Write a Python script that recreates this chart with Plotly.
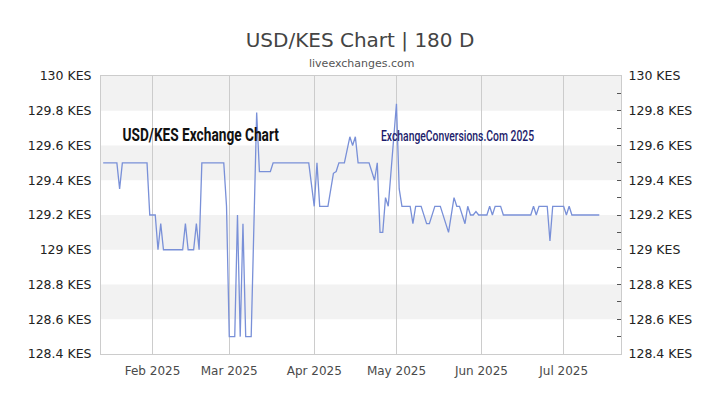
import plotly.graph_objects as go

# daily USD/KES rate (points where the line changes direction)
dates = [
    "2025-01-14", "2025-01-19", "2025-01-20", "2025-01-21", "2025-01-30", "2025-01-31",
    "2025-02-02", "2025-02-03", "2025-02-04", "2025-02-05", "2025-02-12", "2025-02-13",
    "2025-02-14", "2025-02-16", "2025-02-17", "2025-02-18", "2025-02-19", "2025-02-27",
    "2025-02-28", "2025-03-01", "2025-03-03", "2025-03-04", "2025-03-05", "2025-03-06",
    "2025-03-07", "2025-03-09", "2025-03-11", "2025-03-12", "2025-03-16", "2025-03-17",
    "2025-03-30", "2025-04-01", "2025-04-02", "2025-04-03", "2025-04-06", "2025-04-08",
    "2025-04-09", "2025-04-10", "2025-04-12", "2025-04-14", "2025-04-15", "2025-04-16",
    "2025-04-17", "2025-04-21", "2025-04-23", "2025-04-24", "2025-04-25", "2025-04-26",
    "2025-04-27", "2025-04-28", "2025-05-01", "2025-05-02", "2025-05-03", "2025-05-06",
    "2025-05-07", "2025-05-08", "2025-05-10", "2025-05-12", "2025-05-13", "2025-05-15",
    "2025-05-17", "2025-05-20", "2025-05-22", "2025-05-23", "2025-05-24", "2025-05-26",
    "2025-05-27", "2025-05-28", "2025-05-29", "2025-05-30", "2025-05-31", "2025-06-03",
    "2025-06-04", "2025-06-05", "2025-06-06", "2025-06-08", "2025-06-09", "2025-06-19",
    "2025-06-20", "2025-06-21", "2025-06-22", "2025-06-25", "2025-06-26", "2025-06-27",
    "2025-07-01", "2025-07-02", "2025-07-03", "2025-07-04", "2025-07-14",
]
rates = [
    129.5, 129.5, 129.35, 129.5, 129.5, 129.2,
    129.2, 129.0, 129.15, 129.0, 129.0, 129.15,
    129.0, 129.0, 129.15, 129.0, 129.5, 129.5,
    129.25, 128.5, 128.5, 129.2, 128.5, 129.15,
    128.5, 128.5, 129.79, 129.45, 129.45, 129.5,
    129.5, 129.25, 129.5, 129.25, 129.25, 129.44,
    129.45, 129.5, 129.5, 129.65, 129.6, 129.65,
    129.5, 129.5, 129.4, 129.5, 129.1, 129.1,
    129.3, 129.25, 129.84, 129.35, 129.25, 129.25,
    129.15, 129.25, 129.25, 129.15, 129.15, 129.25,
    129.25, 129.1, 129.3, 129.25, 129.25, 129.15,
    129.25, 129.2, 129.2, 129.22, 129.2, 129.2,
    129.25, 129.2, 129.25, 129.25, 129.2, 129.2,
    129.25, 129.2, 129.25, 129.25, 129.05, 129.25,
    129.25, 129.2, 129.25, 129.2, 129.2,
]

month_ticks = ["2025-02-01", "2025-03-01", "2025-04-01", "2025-05-01", "2025-06-01", "2025-07-01"]
month_labels = ["Feb 2025", "Mar 2025", "Apr 2025", "May 2025", "Jun 2025", "Jul 2025"]

y_ticks = [128.4, 128.6, 128.8, 129.0, 129.2, 129.4, 129.6, 129.8, 130.0]
y_labels = [f"{v:g} KES" for v in y_ticks]

font = "DejaVu Sans"

fig = go.Figure()
fig.add_trace(
    go.Scatter(x=dates, y=rates, mode="lines", line=dict(color="#7990d8", width=1.3),
               showlegend=False, hovertemplate="%{x|%d %b %Y}: %{y} KES<extra></extra>")
)
# copy on the right axis so it gets drawn
fig.add_trace(
    go.Scatter(x=dates, y=rates, mode="lines", yaxis="y2", line=dict(width=0),
               opacity=0, showlegend=False, hoverinfo="skip")
)

# alternating grey bands between the y ticks
for i in range(1, len(y_ticks) - 1, 2):
    fig.add_shape(type="rect", xref="paper", yref="y", x0=0, x1=1,
                  y0=y_ticks[i], y1=y_ticks[i + 1], fillcolor="#f2f2f2",
                  line=dict(width=0), layer="below")

fig.update_layout(
    width=720, height=405,
    margin=dict(l=101, r=99, t=76, b=51),
    paper_bgcolor="white", plot_bgcolor="white",
    font=dict(family=font, size=12, color="#222"),
    title=dict(text="USD/KES Chart | 180 D", x=0.5, xanchor="center",
               y=1 - 40 / 405, yref="container", yanchor="middle",
               font=dict(family=font, size=20, color="#444")),
    xaxis=dict(
        type="date", range=["2025-01-13 05:00", "2025-07-21 22:00"],
        tickvals=month_ticks, ticktext=month_labels,
        showgrid=True, gridcolor="#cccccc", gridwidth=1,
        ticks="outside", ticklen=6, tickcolor="rgba(0,0,0,0)",
        tickfont=dict(size=12, color="#4a4a4a"),
        showline=True, linecolor="#cccccc", mirror=True, zeroline=False,
    ),
    yaxis=dict(
        range=[128.4, 130.0], tickvals=y_ticks, ticktext=y_labels,
        showgrid=False, zeroline=False, ticklabelstandoff=6,
        tickfont=dict(size=12.5, color="#222"),
        showline=True, linecolor="#cccccc", mirror=True,
    ),
    yaxis2=dict(
        range=[128.4, 130.0], overlaying="y", side="right",
        tickvals=y_ticks, ticktext=y_labels,
        showgrid=False, zeroline=False,
        ticks="inside", ticklen=4, tickcolor="#555",
        minor=dict(ticks="inside", ticklen=4, tickcolor="#555",
                   tickvals=[128.5, 128.7, 128.9, 129.1, 129.3, 129.5, 129.7, 129.9]),
        ticklabelstandoff=4,
        tickfont=dict(size=12.5, color="#222"),
        showline=True, linecolor="#cccccc",
    ),
)

fig.add_annotation(text="liveexchanges.com", xref="paper", yref="paper",
                   x=0.5, y=1 + 13 / 278, xanchor="center", yanchor="middle", showarrow=False,
                   font=dict(family=font, size=11, color="#555"))
fig.add_annotation(text="USD/KES Exchange Chart", xref="paper", yref="paper",
                   x=0.193, y=0.788, xanchor="center", yanchor="middle", showarrow=False,
                   font=dict(family="Roboto", size=19, weight="bold", color="#111"))
fig.add_annotation(text="ExchangeConversions.Com 2025", xref="paper", yref="paper",
                   x=0.685, y=0.783, xanchor="center", yanchor="middle", showarrow=False,
                   font=dict(family="Roboto", size=14, weight=500, color="#1c1c6b"))

# no page margin, and squeeze the two watermark texts to a condensed look
post = """
document.body.style.margin = '0';
document.querySelectorAll('.annotation-text').forEach(function(t) {
  var s = t.textContent;
  var k = 1;
  if (s.indexOf('Exchange Chart') >= 0) { k = 0.72; }
  if (s.indexOf('Conversions') >= 0) { k = 0.74; }
  if (k < 1) {
    t.style.transformBox = 'fill-box';
    t.style.transformOrigin = 'center';
    t.style.transform = 'scaleX(' + k + ')';
  }
});
"""

fig.write_html("out.html", config={"displayModeBar": False}, post_script=post)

------------------------------------------------------------------------

Aim of the task:
Without the pictures, please reproduce each line of the listing above exactly, from the first one through the line bearing "import plotly.graph_objects as go".

Final result:
Write a Python script that recreates this chart with Plotly.
import plotly.graph_objects as go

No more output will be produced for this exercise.